-- start of Entries --
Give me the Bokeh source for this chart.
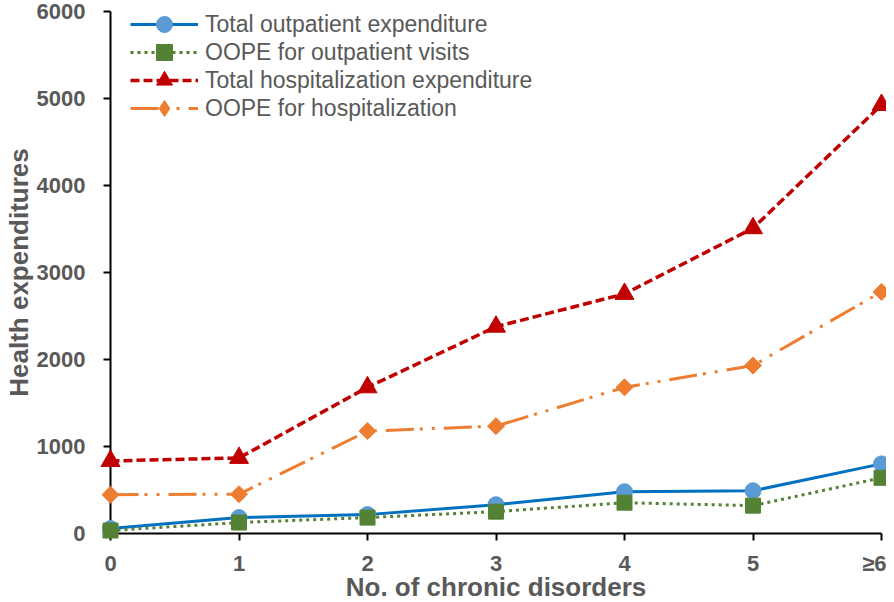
import math
from bokeh.plotting import figure
from bokeh.models import FixedTicker, Legend, LegendItem, Range1d
from bokeh.embed import file_html
from bokeh.resources import INLINE

categories = ["0", "1", "2", "3", "4", "5", "≥6"]
total_outpatient = [57, 183, 217, 331, 480, 491, 800]
oope_outpatient = [34, 126, 183, 251, 354, 320, 640]
total_hosp = [834, 869, 1680, 2377, 2754, 3509, 4926]
oope_hosp = [446, 452, 1177, 1234, 1680, 1931, 2777]
y_ticks = [0, 1000, 2000, 3000, 4000, 5000, 6000]

xs = list(range(len(categories)))
FONT = "Liberation Sans"
GRAY = "#595959"

FW, FH = 771, 522
p = figure(frame_width=FW, frame_height=FH, output_backend="svg", toolbar_location=None,
           x_range=Range1d(0, len(categories) - 1), y_range=Range1d(0, 6000),
           min_border_left=102, min_border_right=5, min_border_top=11, min_border_bottom=10)
p.outline_line_color = None
p.xgrid.visible = False
p.ygrid.visible = False

series = [
    ("Total outpatient expenditure", total_outpatient, "#0070C0", "solid", 3, "circle", "#5B9BD5", 16, 0, None),
    ("OOPE for outpatient visits", oope_outpatient, "#548235", "3 4", 3, "square", "#548235", 15, 0, None),
    ("Total hospitalization expenditure", total_hosp, "#C00000", "9 4", 3.5, "triangle", "#C00000", 19, 0, None),
    ("OOPE for hospitalization", oope_hosp, "#ED7D31", "28 6 3 9 3 9", 3, "square", "#ED7D31", 12, math.pi / 4, "diamond"),
]

for i, (label, ys, lc, dash, lw, marker, mc, ms, ang, leg_marker) in enumerate(series):
    r1 = p.line(xs, ys, line_color=lc, line_width=lw, line_dash=dash)
    r2 = p.scatter(xs, ys, marker=marker, size=ms, angle=ang, fill_color=mc, line_color=mc)
    r1.level = "overlay"
    r2.level = "overlay"
    rends = [r1, r2]
    if leg_marker is not None:
        # zero-size twin: invisible on the plot, drawn as a diamond in the legend
        r3 = p.scatter(xs, ys, marker=leg_marker, size=0, fill_color=mc, line_color=mc)
        rends = [r1, r3]
    lg = Legend(items=[LegendItem(label=label, renderers=rends)],
                location=(20, FH - 33 - 28 * i), margin=0, padding=0, spacing=0,
                glyph_width=68, glyph_height=40, label_standoff=7, label_height=20,
                label_text_font=FONT, label_text_font_size="23px", label_text_color=GRAY,
                background_fill_alpha=0, border_line_color=None)
    p.add_layout(lg)

p.xaxis.ticker = FixedTicker(ticks=xs)
p.xaxis.major_label_overrides = {i: c for i, c in enumerate(categories)}
p.yaxis.ticker = FixedTicker(ticks=y_ticks)
p.xaxis.axis_label = "No. of chronic disorders"
p.yaxis.axis_label = "Health expenditures"

for ax in (p.xaxis, p.yaxis):
    ax.axis_line_color = "black"
    ax.axis_line_width = 2
    ax.major_tick_line_color = "black"
    ax.major_tick_line_width = 2
    ax.major_tick_out = 7
    ax.major_tick_in = 0
    ax.minor_tick_line_color = None
    ax.major_label_text_font = FONT
    ax.major_label_text_font_style = "bold"
    ax.major_label_text_font_size = "22px"
    ax.major_label_text_color = GRAY
    ax.axis_label_text_font = FONT
    ax.axis_label_text_font_style = "bold"
    ax.axis_label_text_font_size = "26px"
    ax.axis_label_text_color = GRAY

p.xaxis.major_label_standoff = 10
p.xaxis.axis_label_standoff = -7
p.yaxis.major_label_standoff = 18
p.yaxis.axis_label_standoff = 0

open("out.html", "w").write(file_html(p, INLINE))
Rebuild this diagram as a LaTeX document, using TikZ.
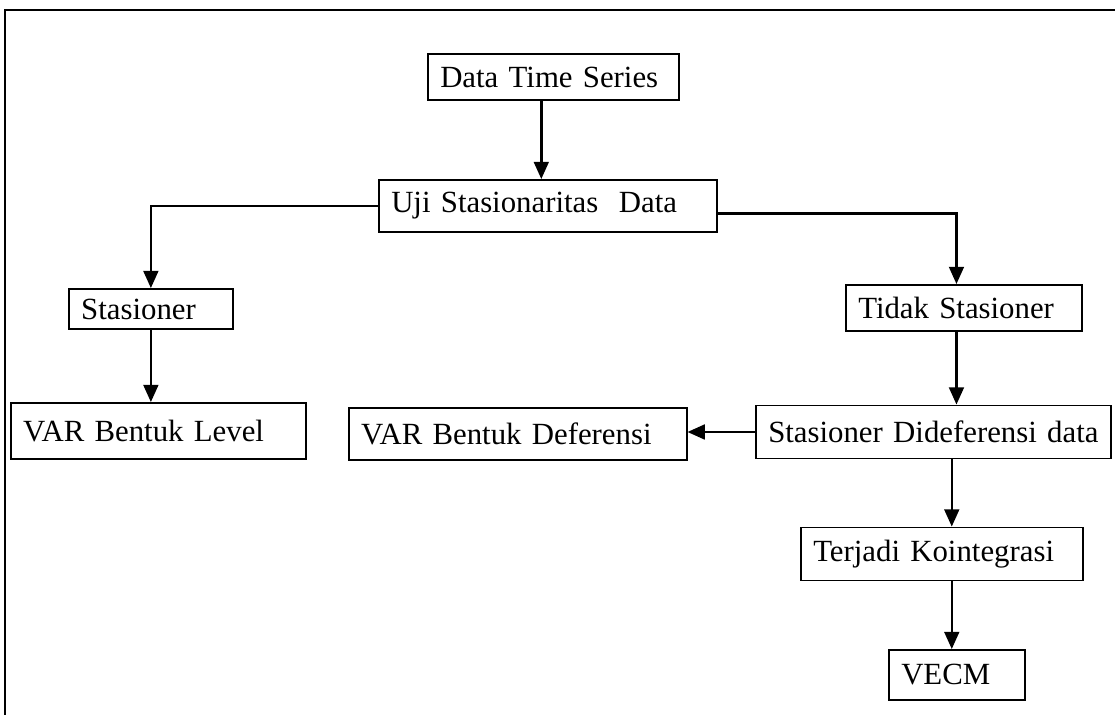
\documentclass[tikz,border=0pt]{standalone}
\usepackage{fontspec}
\setmainfont{Liberation Serif}
\usetikzlibrary{arrows.meta}
\begin{document}
\begin{tikzpicture}[x=0.4057pt, y=-0.4057pt,
box/.style={draw, line width=0.75pt, anchor=west, align=left, inner xsep=5pt,
  font=\fontsize{12.5}{14}\selectfont},
arr/.style={line width=1pt, -{Triangle[width=6pt,length=7pt]}}]
\useasboundingbox (0,0) rectangle (1115,715);
\draw[line width=0.75pt] (5,715) -- (5,10) -- (1115,10);
%
\node[box, text width=92pt,    minimum height=18.7pt] (dts)   at (427,77)  {Data Time Series};
\node[box, text width=127pt,   minimum height=21.1pt] (uji)   at (378,206) {Uji Stasionaritas\ \ Data};
\node[box, text width=56.5pt,  minimum height=16.2pt] (sta)   at (68,309)  {Stasioner};
\node[box, text width=109.7pt, minimum height=22.7pt] (varl)  at (10,431)  {VAR Bentuk Level};
\node[box, text width=85.7pt,  minimum height=18.7pt] (tidak) at (845,308) {Tidak Stasioner};
\node[box, text width=134pt,   minimum height=21.5pt] (sdd)   at (755,432) {Stasioner Dideferensi data};
\node[box, text width=127pt,   minimum height=21.1pt] (vard)  at (348,434) {VAR Bentuk Deferensi};
\node[box, text width=104.4pt, minimum height=21.5pt] (tk)    at (800,554) {Terjadi Kointegrasi};
\node[box, text width=45.2pt,  minimum height=20.3pt] (vecm)  at (888,675) {VECM};
%
\draw[arr] ([xshift=-5pt]dts.south) -- ([xshift=-5pt]dts.south |- uji.north);
\draw[arr] (uji.west) -| (sta.north);
\draw[arr] ([yshift=-3pt]uji.east) -| ([xshift=-3pt]tidak.north);
\draw[arr] (sta.south) -- (sta.south |- varl.north);
\draw[arr] ([xshift=-3pt]tidak.south) -- ([xshift=-3pt]tidak.south |- sdd.north);
\draw[arr] (sdd.west) -- (sdd.west -| vard.east);
\draw[arr] ([xshift=4pt]tk.north |- sdd.south) -- ([xshift=4pt]tk.north);
\draw[arr] ([xshift=4pt]tk.south) -- ([xshift=4pt]tk.south |- vecm.north);
\end{tikzpicture}
\end{document}
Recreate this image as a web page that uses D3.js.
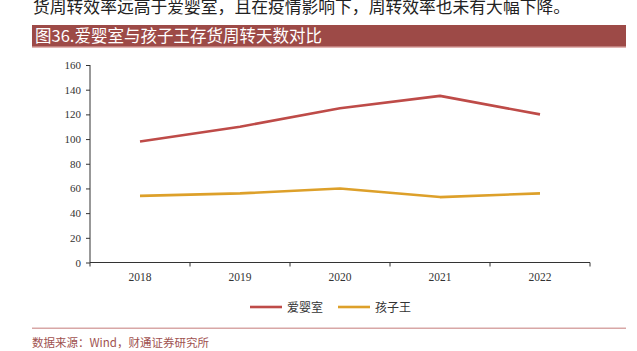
<!DOCTYPE html>
<html>
<head>
<meta charset="utf-8">
<script src="https://cdn.jsdelivr.net/npm/d3@7"></script>
<style>
html,body{margin:0;padding:0;background:#fff;}
svg{display:block;}
</style>
</head>
<body>
<svg id="chart" width="637" height="351"></svg>
<script>
const years = ["2018", "2019", "2020", "2021", "2022"];
const aiyingshi = [98, 110, 125, 135, 120];
const haiziwang = [54, 56, 60, 53, 56];
const yTicks = [0, 20, 40, 60, 80, 100, 120, 140, 160];
const seriesNames = ["爱婴室", "孩子王"];
const seriesColors = ["#be4b48", "#dda02a"];
const introText = "货周转效率远高于爱婴室，且在疫情影响下，周转效率也未有大幅下降。";
const titleText = "图36.爱婴室与孩子王存货周转天数对比";
const sourceText = "数据来源：Wind，财通证券研究所";

const svg = d3.select("#chart");
const serif = "'Liberation Serif','DejaVu Serif',serif";
const cjk = "'Noto Sans CJK SC','Noto Sans',sans-serif";

// intro text (cropped at top, as in the reference)
svg.append("text").attr("x", 33).attr("y", 12.5)
  .attr("font-family", cjk).attr("font-size", 16.8).attr("fill", "#222")
  .text(introText);

// title bar
svg.append("rect").attr("x", 32).attr("y", 25).attr("width", 594).attr("height", 22).attr("fill", "#9d4a47");
svg.append("rect").attr("x", 32).attr("y", 46.5).attr("width", 594).attr("height", 1.5).attr("fill", "#e2b4b2");
svg.append("text").attr("x", 35).attr("y", 42)
  .attr("font-family", cjk).attr("font-size", 16.5).attr("fill", "#fff")
  .text(titleText);

const x = d3.scaleBand().domain(years).range([90, 590]);
const y = d3.scaleLinear().domain([0, 160]).range([262.5, 65]);

// y axis
const yAxis = svg.append("g").attr("transform", "translate(90,0)")
  .call(d3.axisLeft(y).tickValues(yTicks).tickSize(4).tickPadding(5));
yAxis.select(".domain").attr("stroke", "#333").attr("d", `M0,${y(160)}V${y(0)}`);
yAxis.selectAll(".tick line").attr("stroke", "#333");
yAxis.selectAll("text").attr("font-family", serif).attr("font-size", 11).attr("fill", "#333");

// x axis
const xAxis = svg.append("g").attr("transform", `translate(0,${y(0)})`)
  .call(d3.axisBottom(x).tickSize(0).tickPadding(10));
xAxis.select(".domain").attr("stroke", "#333").attr("d", `M90,0H590`);
xAxis.selectAll("text").attr("font-family", serif).attr("font-size", 11.5).attr("fill", "#333");
// band boundary ticks
const bounds = years.map(d => x(d)).concat([x(years[years.length - 1]) + x.bandwidth()]);
svg.append("g").selectAll("line").data(bounds).join("line")
  .attr("x1", d => d).attr("x2", d => d)
  .attr("y1", y(0)).attr("y2", y(0) + 4)
  .attr("stroke", "#333");

// lines
const line = d3.line()
  .x((d, i) => x(years[i]) + x.bandwidth() / 2)
  .y(d => y(d));
[aiyingshi, haiziwang].forEach((vals, k) => {
  svg.append("path").datum(vals)
    .attr("fill", "none").attr("stroke", seriesColors[k])
    .attr("stroke-width", 2.6).attr("stroke-linejoin", "round")
    .attr("d", line);
});

// legend
const legendX = [250, 338];
seriesNames.forEach((name, k) => {
  svg.append("line").attr("x1", legendX[k]).attr("x2", legendX[k] + 32)
    .attr("y1", 307).attr("y2", 307)
    .attr("stroke", seriesColors[k]).attr("stroke-width", 2.6);
  svg.append("text").attr("x", legendX[k] + 37).attr("y", 311.5)
    .attr("font-family", cjk).attr("font-size", 12).attr("fill", "#333")
    .text(name);
});

// footer
svg.append("rect").attr("x", 32).attr("y", 327.5).attr("width", 594).attr("height", 1.5).attr("fill", "#d8a7a6");
svg.append("text").attr("x", 32).attr("y", 347)
  .attr("font-family", cjk).attr("font-size", 11.5).attr("fill", "#a0524f")
  .text(sourceText);
</script>
</body>
</html>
-- end of Entries --
### Requirement
Take out nothing but the lines from the one containing "Recreate this image" to the one containing "Sans CJK SC','Noto", inclusive, retyped exactly. Drop the pictures.

### Expected answer
Recreate this image as a web page that uses D3.js.
<!DOCTYPE html>
<html>
<head>
<meta charset="utf-8">
<script src="https://cdn.jsdelivr.net/npm/d3@7"></script>
<style>
html,body{margin:0;padding:0;background:#fff;}
svg{display:block;}
</style>
</head>
<body>
<svg id="chart" width="637" height="351"></svg>
<script>
const years = ["2018", "2019", "2020", "2021", "2022"];
const aiyingshi = [98, 110, 125, 135, 120];
const haiziwang = [54, 56, 60, 53, 56];
const yTicks = [0, 20, 40, 60, 80, 100, 120, 140, 160];
const seriesNames = ["爱婴室", "孩子王"];
const seriesColors = ["#be4b48", "#dda02a"];
const introText = "货周转效率远高于爱婴室，且在疫情影响下，周转效率也未有大幅下降。";
const titleText = "图36.爱婴室与孩子王存货周转天数对比";
const sourceText = "数据来源：Wind，财通证券研究所";

const svg = d3.select("#chart");
const serif = "'Liberation Serif','DejaVu Serif',serif";
const cjk = "'Noto Sans CJK SC','Noto Sans',sans-serif";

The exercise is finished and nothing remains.